* _DATA SEGMENT_
•••
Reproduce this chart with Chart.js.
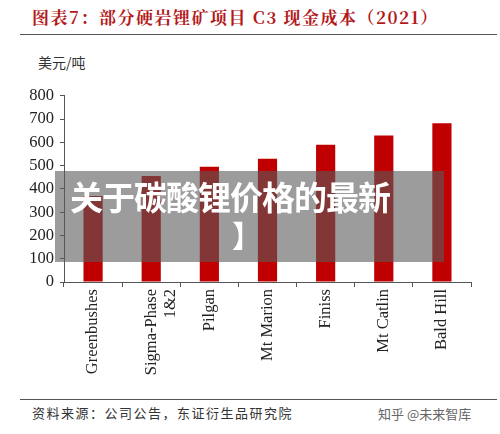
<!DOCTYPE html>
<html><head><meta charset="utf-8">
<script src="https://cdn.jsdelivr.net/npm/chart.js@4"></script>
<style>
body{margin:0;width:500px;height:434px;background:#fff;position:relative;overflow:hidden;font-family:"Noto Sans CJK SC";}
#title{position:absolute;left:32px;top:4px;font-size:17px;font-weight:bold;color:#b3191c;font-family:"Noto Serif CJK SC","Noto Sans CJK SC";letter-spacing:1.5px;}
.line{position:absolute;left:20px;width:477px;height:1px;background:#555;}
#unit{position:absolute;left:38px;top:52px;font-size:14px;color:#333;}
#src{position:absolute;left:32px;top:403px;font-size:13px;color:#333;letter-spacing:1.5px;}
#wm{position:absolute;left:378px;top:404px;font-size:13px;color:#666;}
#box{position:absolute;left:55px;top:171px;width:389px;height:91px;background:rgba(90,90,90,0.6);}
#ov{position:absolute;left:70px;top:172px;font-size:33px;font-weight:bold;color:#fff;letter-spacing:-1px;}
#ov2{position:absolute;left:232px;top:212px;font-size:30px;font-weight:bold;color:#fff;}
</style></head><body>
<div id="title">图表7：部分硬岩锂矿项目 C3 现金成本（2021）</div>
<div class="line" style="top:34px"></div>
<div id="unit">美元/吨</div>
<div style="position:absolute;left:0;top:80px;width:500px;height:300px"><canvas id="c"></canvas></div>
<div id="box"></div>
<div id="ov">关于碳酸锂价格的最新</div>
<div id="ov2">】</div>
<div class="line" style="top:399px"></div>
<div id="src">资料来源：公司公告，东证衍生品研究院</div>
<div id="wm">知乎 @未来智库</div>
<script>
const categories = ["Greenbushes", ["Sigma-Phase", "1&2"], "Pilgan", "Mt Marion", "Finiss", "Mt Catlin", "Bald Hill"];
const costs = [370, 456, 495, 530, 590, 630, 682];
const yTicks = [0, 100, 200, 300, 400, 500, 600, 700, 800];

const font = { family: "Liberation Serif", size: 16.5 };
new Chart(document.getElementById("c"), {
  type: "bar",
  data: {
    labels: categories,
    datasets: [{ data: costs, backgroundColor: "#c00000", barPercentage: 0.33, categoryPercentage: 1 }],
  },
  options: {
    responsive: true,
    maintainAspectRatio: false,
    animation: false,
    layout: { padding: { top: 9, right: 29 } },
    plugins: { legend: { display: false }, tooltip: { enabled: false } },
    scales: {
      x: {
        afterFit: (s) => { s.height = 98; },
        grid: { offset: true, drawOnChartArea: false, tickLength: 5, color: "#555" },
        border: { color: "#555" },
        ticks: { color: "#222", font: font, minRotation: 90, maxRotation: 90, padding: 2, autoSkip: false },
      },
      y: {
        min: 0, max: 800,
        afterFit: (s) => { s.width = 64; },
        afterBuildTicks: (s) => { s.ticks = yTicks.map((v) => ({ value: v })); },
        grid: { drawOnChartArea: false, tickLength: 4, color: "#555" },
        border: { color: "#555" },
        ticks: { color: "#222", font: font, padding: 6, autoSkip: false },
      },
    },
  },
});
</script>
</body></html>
•••
* _DIRECTIONS_
From the first line of the material down to the line containing "600, 700, 800];", inclusive, return each line exactly, skipping any picture.

* _RESULT OF THIS TASK_
Reproduce this chart with Chart.js.
<!DOCTYPE html>
<html><head><meta charset="utf-8">
<script src="https://cdn.jsdelivr.net/npm/chart.js@4"></script>
<style>
body{margin:0;width:500px;height:434px;background:#fff;position:relative;overflow:hidden;font-family:"Noto Sans CJK SC";}
#title{position:absolute;left:32px;top:4px;font-size:17px;font-weight:bold;color:#b3191c;font-family:"Noto Serif CJK SC","Noto Sans CJK SC";letter-spacing:1.5px;}
.line{position:absolute;left:20px;width:477px;height:1px;background:#555;}
#unit{position:absolute;left:38px;top:52px;font-size:14px;color:#333;}
#src{position:absolute;left:32px;top:403px;font-size:13px;color:#333;letter-spacing:1.5px;}
#wm{position:absolute;left:378px;top:404px;font-size:13px;color:#666;}
#box{position:absolute;left:55px;top:171px;width:389px;height:91px;background:rgba(90,90,90,0.6);}
#ov{position:absolute;left:70px;top:172px;font-size:33px;font-weight:bold;color:#fff;letter-spacing:-1px;}
#ov2{position:absolute;left:232px;top:212px;font-size:30px;font-weight:bold;color:#fff;}
</style></head><body>
<div id="title">图表7：部分硬岩锂矿项目 C3 现金成本（2021）</div>
<div class="line" style="top:34px"></div>
<div id="unit">美元/吨</div>
<div style="position:absolute;left:0;top:80px;width:500px;height:300px"><canvas id="c"></canvas></div>
<div id="box"></div>
<div id="ov">关于碳酸锂价格的最新</div>
<div id="ov2">】</div>
<div class="line" style="top:399px"></div>
<div id="src">资料来源：公司公告，东证衍生品研究院</div>
<div id="wm">知乎 @未来智库</div>
<script>
const categories = ["Greenbushes", ["Sigma-Phase", "1&2"], "Pilgan", "Mt Marion", "Finiss", "Mt Catlin", "Bald Hill"];
const costs = [370, 456, 495, 530, 590, 630, 682];
const yTicks = [0, 100, 200, 300, 400, 500, 600, 700, 800];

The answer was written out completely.